Source code of charts
● ● ● ● ●
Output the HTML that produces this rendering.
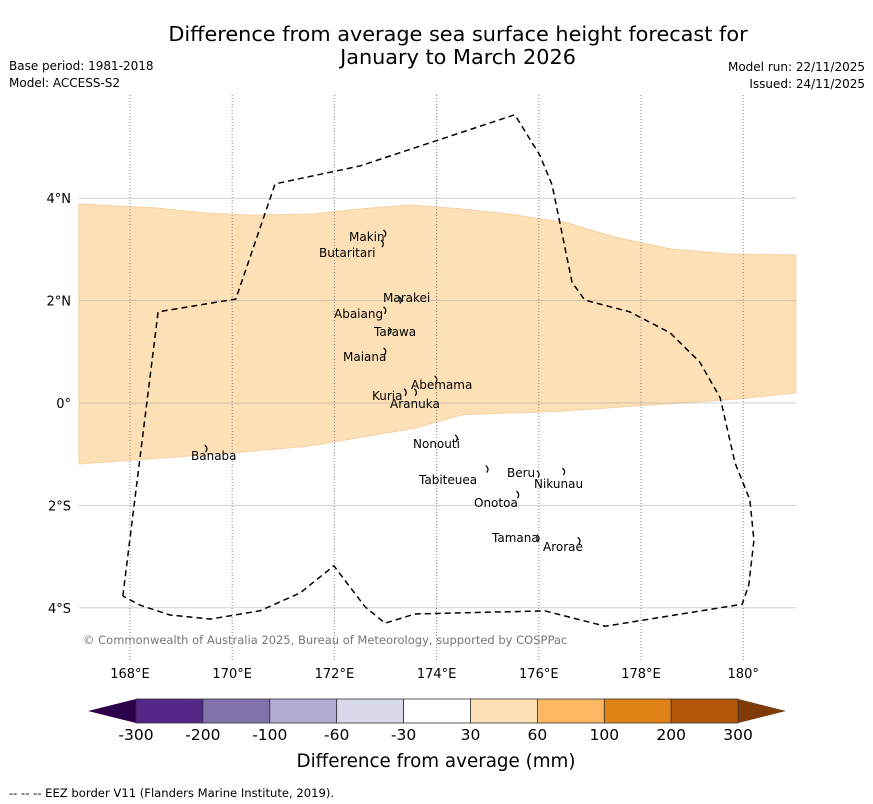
<!DOCTYPE html>
<html><head><meta charset="utf-8"><style>
body{margin:0;background:#fff;font-family:"Liberation Sans","DejaVu Sans",sans-serif;}
svg{display:block}
</style></head><body>
<svg id="c" width="873" height="804" xmlns="http://www.w3.org/2000/svg" font-family="DejaVu Sans, Liberation Sans, sans-serif">
<text x="458" y="41" font-size="20.8" text-anchor="middle">Difference from average sea surface height forecast for</text>
<text x="458" y="64" font-size="20.8" text-anchor="middle">January to March 2026</text>
<text x="9" y="70" font-size="12">Base period: 1981-2018</text>
<text x="9" y="87" font-size="12">Model: ACCESS-S2</text>
<text x="865" y="71" font-size="12" text-anchor="end">Model run: 22/11/2025</text>
<text x="865" y="88" font-size="12" text-anchor="end">Issued: 24/11/2025</text>
<g id="map"></g>
<g id="cbar"></g>
<text x="436" y="767" font-size="18.3" text-anchor="middle">Difference from average (mm)</text>
<text x="9" y="797" font-size="11.6">--  --  -- EEZ border V11 (Flanders Marine Institute, 2019).</text>
</svg>
<script>
const lonTicks=[168,170,172,174,176,178,180];
const lonLabels=["168°E","170°E","172°E","174°E","176°E","178°E","180°"];
const latTicks=[4,2,0,-2,-4];
const latLabels=["4°N","2°N","0°","2°S","4°S"];
const bandTopLon=[167.0,168.49,169.51,170.35,171.52,172.5,173.48,174.5,175.44,176.55,177.49,178.57,179.74,181.03];
const bandTopLat=[3.89,3.81,3.71,3.67,3.69,3.79,3.87,3.79,3.69,3.52,3.24,3.01,2.91,2.89];
const bandBotLon=[181.03,179.93,178.76,177.59,176.41,174.5,173.58,171.52,169.96,167.0];
const bandBotLat=[0.2,0.08,0.0,-0.08,-0.16,-0.23,-0.49,-0.84,-0.98,-1.19];
const eezLon=[167.86,168.55,170.07,170.84,172.5,175.53,176.02,176.26,176.65,176.9,177.78,178.57,179.15,179.55,179.84,180.13,180.21,180.11,179.98,177.3,176.12,173.58,172.99,172.6,171.99,171.33,170.54,169.57,168.78,168.2,167.86];
const eezLat=[-3.77,1.78,2.03,4.28,4.63,5.63,4.84,4.26,2.36,2.01,1.78,1.37,0.8,0.1,-1.17,-1.89,-2.68,-3.55,-3.93,-4.36,-4.06,-4.12,-4.3,-3.98,-3.18,-3.71,-4.06,-4.22,-4.14,-3.95,-3.77];
const islandNames=["Makin","Butaritari","Marakei","Abaiang","Tarawa","Maiana","Abemama","Kuria","Aranuka","Banaba","Nonouti","Tabiteuea","Beru","Nikunau","Onotoa","Tamana","Arorae"];
const islandLon=[173.0,172.95,173.3,173.0,173.1,173.0,174.0,173.4,173.6,169.5,174.4,175.0,176.0,176.5,175.6,176.0,176.8];
const islandLat=[3.3,3.1,2.0,1.8,1.4,1.0,0.45,0.2,0.2,-0.9,-0.7,-1.3,-1.4,-1.35,-1.8,-2.65,-2.7];
const labelX=[349,319,383,334,374,343,411,372,390,191,413,419,507,534,474,492,543];
const labelY=[241,257,302,318,336,361,389,400,408,460,448,484,477,488,507,542,551];
const cbBounds=["-300","-200","-100","-60","-30","30","60","100","200","300"];
const cbColors=["#542788","#8073ac","#b2abd2","#d8daeb","#ffffff","#fee0b6","#fdb863","#e08214","#b35806"];

const X0=79,X1=796,Y0=95,Y1=660;
const x=lon=>130+(lon-168)*51.1;
const y=lat=>403-lat*51.2;
const NS="http://www.w3.org/2000/svg";
function mk(tag,a,parent){const e=document.createElementNS(NS,tag);for(const k in a)e.setAttribute(k,a[k]);parent.appendChild(e);return e;}
const map=document.getElementById('map');
let pts=bandTopLon.map((l,i)=>x(l)+','+y(bandTopLat[i])).concat(bandBotLon.map((l,i)=>x(l)+','+y(bandBotLat[i])));
const band=mk('polygon',{points:pts.join(' '),fill:'#fee0b6',stroke:'#f5d2a6','stroke-width':1},map);


latTicks.forEach((t,i)=>{
 const l=mk('line',{x1:X0,x2:X1,y1:y(t),y2:y(t),stroke:'#999','stroke-opacity':0.45,'stroke-width':1},map);
 
 
 const tx=mk('text',{x:71,y:y(t)+5,'font-size':13,'text-anchor':'end'},map);tx.textContent=latLabels[i];
 
 
});
lonTicks.forEach((t,i)=>{
 const l=mk('line',{x1:x(t),x2:x(t),y1:Y0,y2:Y1,stroke:'#888','stroke-width':1,'stroke-dasharray':'1,2'},map);
 
 
 const tx=mk('text',{x:x(t),y:678,'font-size':13,'text-anchor':'middle'},map);tx.textContent=lonLabels[i];
 
 
});
const eez=mk('polyline',{points:eezLon.map((l,i)=>x(l)+','+y(eezLat[i])).join(' '),fill:'none',stroke:'#000','stroke-width':1.5,'stroke-dasharray':'6,4'},map);


islandNames.forEach((n,i)=>{
 const px=x(islandLon[i]),py=y(islandLat[i]);
 const m=mk('path',{d:`M${px-2},${py-4} q4,3 1,7`,fill:'none',stroke:'#000','stroke-width':1.2},map);
 
 
 const t=mk('text',{x:labelX[i],y:labelY[i],'font-size':12},map);t.textContent=n;
 
 
});
const cp=mk('text',{x:83,y:644,'font-size':11.5,fill:'#777'},map);cp.textContent='© Commonwealth of Australia 2025, Bureau of Meteorology, supported by COSPPac';


const cb=document.getElementById('cbar');
const cbX0=136,cbW=66.9,cbY=699,cbH=24;
const lt=mk('polygon',{points:`88,711 ${cbX0},${cbY} ${cbX0},${cbY+cbH}`,fill:'#2d004b'},cb);


const rt=mk('polygon',{points:`786,711 ${cbX0+9*cbW},${cbY} ${cbX0+9*cbW},${cbY+cbH}`,fill:'#7f3b08'},cb);


cbColors.forEach((c,i)=>{
 const r=mk('rect',{x:cbX0+i*cbW,y:cbY,width:cbW,height:cbH,fill:c,stroke:'#333','stroke-width':0.8},cb);
 
 
});
cbBounds.forEach((b,i)=>{
 const t=mk('text',{x:cbX0+i*cbW,y:740,'font-size':15.5,'text-anchor':'middle'},cb);t.textContent=b;
 
 
});
</script>
</body></html>
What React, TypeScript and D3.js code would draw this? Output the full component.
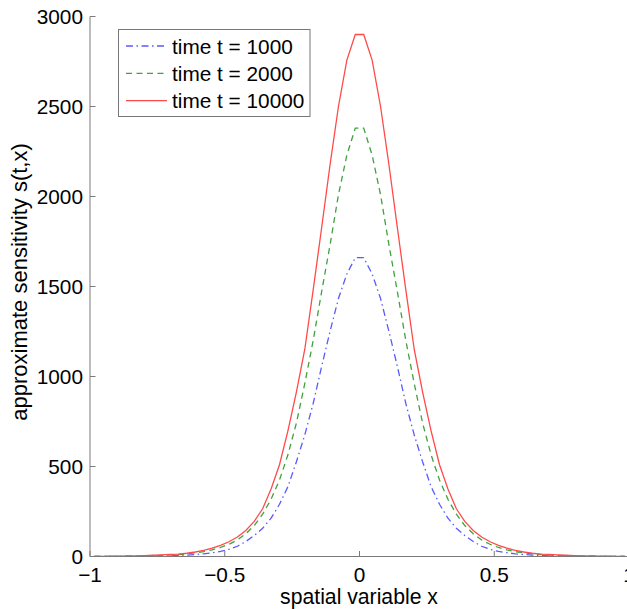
import React from "react";
import * as d3 from "d3";

// x grid: cell centres, h = 1/32
const xGrid: number[] = d3.range(64).map((k) => -1 + (k + 0.5) / 32);

// values, left half (x = -0.984 ... -0.016) and right half (x = 0.016 ... 0.984)
const redLeft = [1, 1, 2, 2, 3, 4, 5, 7, 9, 12, 13, 18, 25, 34, 46, 62, 82, 108, 145, 195, 265, 375, 510, 698, 912, 1150, 1481, 1825, 2175, 2500, 2758, 2900];
const redRight = [2900, 2758, 2500, 2175, 1825, 1481, 1150, 912, 698, 510, 375, 265, 195, 145, 108, 82, 62, 46, 34, 25, 18, 13, 12, 9, 7, 5, 4, 3, 2, 2, 1, 1];
const greenLeft = [0.5, 1, 1, 1, 2, 2.5, 3, 4, 6, 8, 11, 15, 20, 27, 37, 50, 68, 92, 126, 172, 235, 318, 425, 565, 740, 960, 1200, 1470, 1730, 2010, 2230, 2380];
const greenRight = [2380, 2230, 2010, 1730, 1470, 1200, 960, 740, 565, 425, 318, 235, 172, 126, 92, 68, 50, 37, 27, 20, 15, 11, 8, 6, 4, 3, 2.5, 2, 1, 1, 1, 0.5];
const blueLeft = [0.2, 0.3, 0.5, 0.6, 0.9, 1.2, 1.6, 2, 3, 4, 6, 8, 11, 15, 21, 28, 40, 57, 83, 117, 157, 213, 290, 388, 525, 675, 850, 1055, 1250, 1433, 1570, 1660];
const blueRight = [1660, 1570, 1433, 1250, 1055, 850, 675, 525, 388, 290, 213, 157, 117, 83, 57, 40, 28, 21, 15, 11, 8, 6, 4, 3, 2, 1.6, 1.2, 0.9, 0.6, 0.5, 0.3, 0.2];

const seriesNames = ["time t = 1000", "time t = 2000", "time t = 10000"];
const xTicks = [-1, -0.5, 0, 0.5, 1];
const xTickLabels = ["\u22121", "\u22120.5", "0", "0.5", "1"];
const yTicks = [0, 500, 1000, 1500, 2000, 2500, 3000];

const W = 627;
const H = 609;
const FONT = "'Liberation Sans', Arial, Helvetica, sans-serif";

export default function App() {
  const x = d3.scaleLinear().domain([-1, 1]).range([90, 629]);
  const y = d3.scaleLinear().domain([0, 3000]).range([556.5, 16.5]);

  const series = [
    { name: seriesNames[0], values: [...blueLeft, ...blueRight], color: "#5a5aff", dash: "7,3.5,1.5,3.5" },
    { name: seriesNames[1], values: [...greenLeft, ...greenRight], color: "#3fa23f", dash: "6,4.5" },
    { name: seriesNames[2], values: [...redLeft, ...redRight], color: "#ff4a4a", dash: "" },
  ];

  const line = d3
    .line<number>()
    .x((_, i) => x(xGrid[i]))
    .y((d) => y(d));

  const axisColor = "#7a7a7a";
  const fs = 20.8;

  return (
    <svg
      width={W}
      height={H}
      style={{ position: "absolute", left: 0, top: 0, background: "#fff" }}
      fontFamily={FONT}
    >
      <rect x={0} y={0} width={W} height={H} fill="#fff" />
      {/* curves */}
      {series.map((s) => (
        <path
          key={s.name}
          d={line(s.values) || ""}
          fill="none"
          stroke={s.color}
          strokeWidth={1.3}
          strokeDasharray={s.dash || undefined}
        />
      ))}
      {/* axes */}
      <line x1={x(-1)} x2={x(-1)} y1={y(0)} y2={y(3000)} stroke={axisColor} strokeWidth={1} />
      <line x1={x(-1)} x2={x(1)} y1={y(0)} y2={y(0)} stroke={axisColor} strokeWidth={1} />
      {xTicks.map((t, i) => (
        <g key={"xt" + t}>
          <line x1={x(t)} x2={x(t)} y1={y(0)} y2={y(0) - 5.5} stroke={axisColor} strokeWidth={1} />
          <text x={x(t)} y={581.5} fontSize={fs} textAnchor="middle" fill="#000">
            {xTickLabels[i]}
          </text>
        </g>
      ))}
      {yTicks.map((t) => (
        <g key={"yt" + t}>
          <line x1={x(-1)} x2={x(-1) + 5.5} y1={y(t)} y2={y(t)} stroke={axisColor} strokeWidth={1} />
          <text x={83} y={y(t) + 7.5} fontSize={fs} textAnchor="end" fill="#000">
            {t}
          </text>
        </g>
      ))}
      {/* axis labels */}
      <text x={359} y={604} fontSize={21.2} textAnchor="middle" fill="#000">
        spatial variable x
      </text>
      <text
        transform={`translate(27,282) rotate(-90)`}
        fontSize={22}
        textAnchor="middle"
        fill="#000"
      >
        approximate sensitivity s(t,x)
      </text>
      {/* legend */}
      <rect x={118.5} y={29.5} width={191.5} height={87} fill="#fff" stroke="#777" strokeWidth={1} />
      {series.map((s, i) => (
        <g key={"lg" + s.name}>
          <line
            x1={126}
            x2={167}
            y1={46 + i * 27.3}
            y2={46 + i * 27.3}
            stroke={s.color}
            strokeWidth={1.3}
            strokeDasharray={s.dash || undefined}
          />
          <text x={172} y={46 + i * 27.3 + 7.5} fontSize={fs} fill="#000">
            {s.name}
          </text>
        </g>
      ))}
    </svg>
  );
}
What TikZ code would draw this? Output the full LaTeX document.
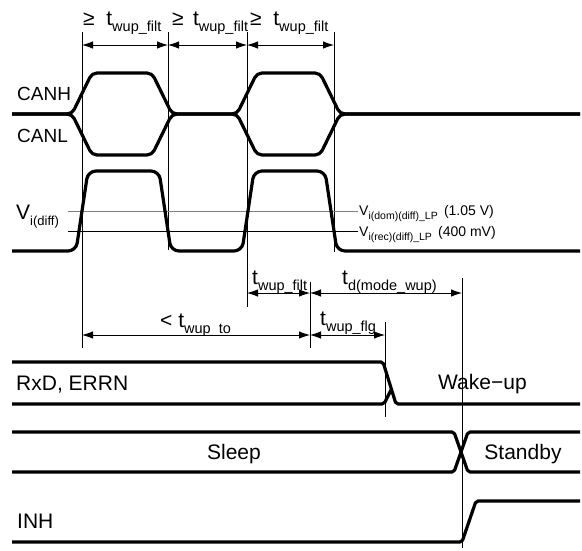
● ● ● ● ●
Exercise aim — Copy nothing but the lines above from the one with "What React, TypeScript" to the one with "0.5, 0.3, 0.2];", inclusive, word for word. Leave every picture out.

Reply to the exercise —
What React, TypeScript and D3.js code would draw this? Output the full component.
import React from "react";
import * as d3 from "d3";

// x grid: cell centres, h = 1/32
const xGrid: number[] = d3.range(64).map((k) => -1 + (k + 0.5) / 32);

// values, left half (x = -0.984 ... -0.016) and right half (x = 0.016 ... 0.984)
const redLeft = [1, 1, 2, 2, 3, 4, 5, 7, 9, 12, 13, 18, 25, 34, 46, 62, 82, 108, 145, 195, 265, 375, 510, 698, 912, 1150, 1481, 1825, 2175, 2500, 2758, 2900];
const redRight = [2900, 2758, 2500, 2175, 1825, 1481, 1150, 912, 698, 510, 375, 265, 195, 145, 108, 82, 62, 46, 34, 25, 18, 13, 12, 9, 7, 5, 4, 3, 2, 2, 1, 1];
const greenLeft = [0.5, 1, 1, 1, 2, 2.5, 3, 4, 6, 8, 11, 15, 20, 27, 37, 50, 68, 92, 126, 172, 235, 318, 425, 565, 740, 960, 1200, 1470, 1730, 2010, 2230, 2380];
const greenRight = [2380, 2230, 2010, 1730, 1470, 1200, 960, 740, 565, 425, 318, 235, 172, 126, 92, 68, 50, 37, 27, 20, 15, 11, 8, 6, 4, 3, 2.5, 2, 1, 1, 1, 0.5];
const blueLeft = [0.2, 0.3, 0.5, 0.6, 0.9, 1.2, 1.6, 2, 3, 4, 6, 8, 11, 15, 21, 28, 40, 57, 83, 117, 157, 213, 290, 388, 525, 675, 850, 1055, 1250, 1433, 1570, 1660];
const blueRight = [1660, 1570, 1433, 1250, 1055, 850, 675, 525, 388, 290, 213, 157, 117, 83, 57, 40, 28, 21, 15, 11, 8, 6, 4, 3, 2, 1.6, 1.2, 0.9, 0.6, 0.5, 0.3, 0.2];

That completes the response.